Terapi

Son bir aydır terapiye gidiyorum. Her bir terapi sonu artık benim için tamamen sürprizlerle dolu olmaya başladı ve hepsinin sonunda hiç tanımadığım yeni bir benle tanışıyorum. İnsan kaç yaşında olursa olsun kendine yabancı kalabiliyormuş. Zaten çok düşünen bir insanım ve bu yetmezmiş gibi zihnimin daha da derinlerine indim zihnimin hiç bilmediğim noktalarını gördüm. Sanki artık kafamın içinde başka biri düşünüyor gibi. Özetleyecek olursak, demek istediğim çok farkı bir ben olma yolunda çok farklı günler yaşıyorum.

Farklılaşmaktan kastım, insanın kendini kabul etmesi sanırım. Olanı kabul etmek neden farklılaşmak olsun diye sorabilirsiniz. Bu soruya vereceğim yanıt, insan ancak kabul ettiğinde gözünün önündeki perdeler kalkıyor ve önünü daha net görebiliyor şeklinde olacaktır. Önünü gören, kendini bilen bir bireyde buna uygun kararlar alıp hayatının akışını buna göre yönlendirebiliyor sanırım. Ben hala öğrenme sürecindeyim. Gördüğüm ve öğrendiğim ilk ve en önemli konu benim gördüğüm kendimle başkalarının gördüğü kendim arasında dağlar kadar fark olduğu. Kendimi kötülemeye ve yermeye o kadar alıştırmışım ki bir süre sonra aldığım iltifatlara dahi inanmamaya başlamışım. Hâlbuki insanların bende gördüğü o güzel şeyler beni ben yapan en temel unsurlar. Daha öncede dediğim gibi insan kaç yaşında olursa olsun kendine yabancı kalabiliyormuş.

Terapiye giderken bende bir yas sürecinde olduğumu biliyordum fakat benim bilmediğim yeni kaybettiğim babamla birlikte ayrıldığım kız arkadaşım içinde yas tuttuğummuş ve bu bende çoklu yaş sürecini başlatmış. Sonuç olarak ağır depresyon. Terapilerde konu sürekli kız arkadaşımla olan ilişkime geliyor. Doktorum ilişkimi anlamanın beni anlamak olduğunu düşünüyor, uzun uzun anlattıktan sonra doktoruma sorduğum bir soru ve aldığım yanıt şok yaşamama sebep oldu.
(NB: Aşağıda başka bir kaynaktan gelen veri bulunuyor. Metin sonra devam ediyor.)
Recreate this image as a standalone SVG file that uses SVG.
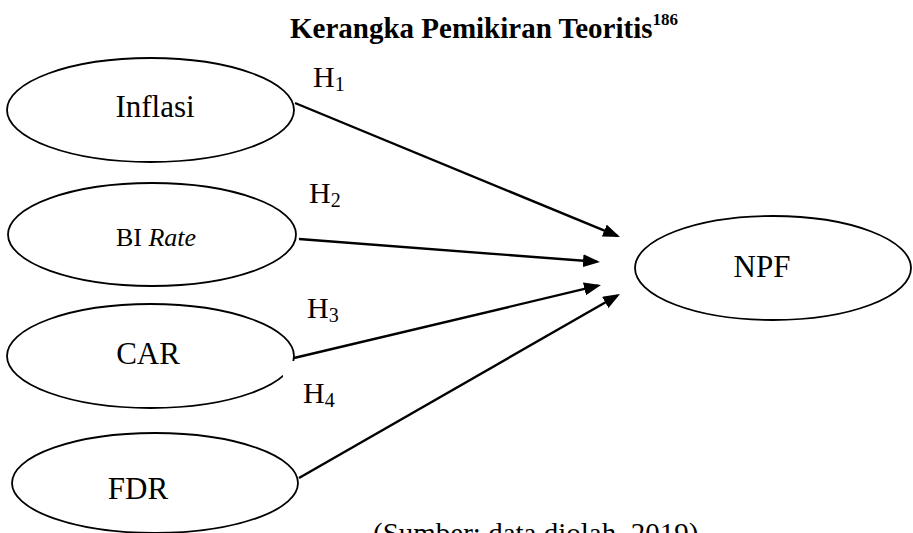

Ara ara görüşsekte bir buçuk yıldır ayrı olduğumuzu söyledim ve hala unutamamış olmaktan sürekli onu düşünmekten dert yandım. Doktorumun yanıtı ise şu oldu: “Böylesine bir sevgi herkese her zaman denk gelmez, muhtemelen hiç unutamayacaksın.” Başımdan aşağı kaynar sular hissini yaşadım. Ne yapacağımı bilemez bir şekilde kaldım. Yine nefret ettiğim ne yapacağımı bilemez his her yanımı sardı. İlaçların dozu arttırıldı ve doktorumun yanından ayrıldım. Şimdi muhtemelen hiçbir zaman unutamayacağım kız arkadaşımı yine düşünmeden edemediğim bir günün sabahında bu yazımı tamamladım. Hayat böyle nasıl devam eder. Yanıtsız soruların arttığı her gün sona biraz daha yakın hissetmeme sebep oluyor.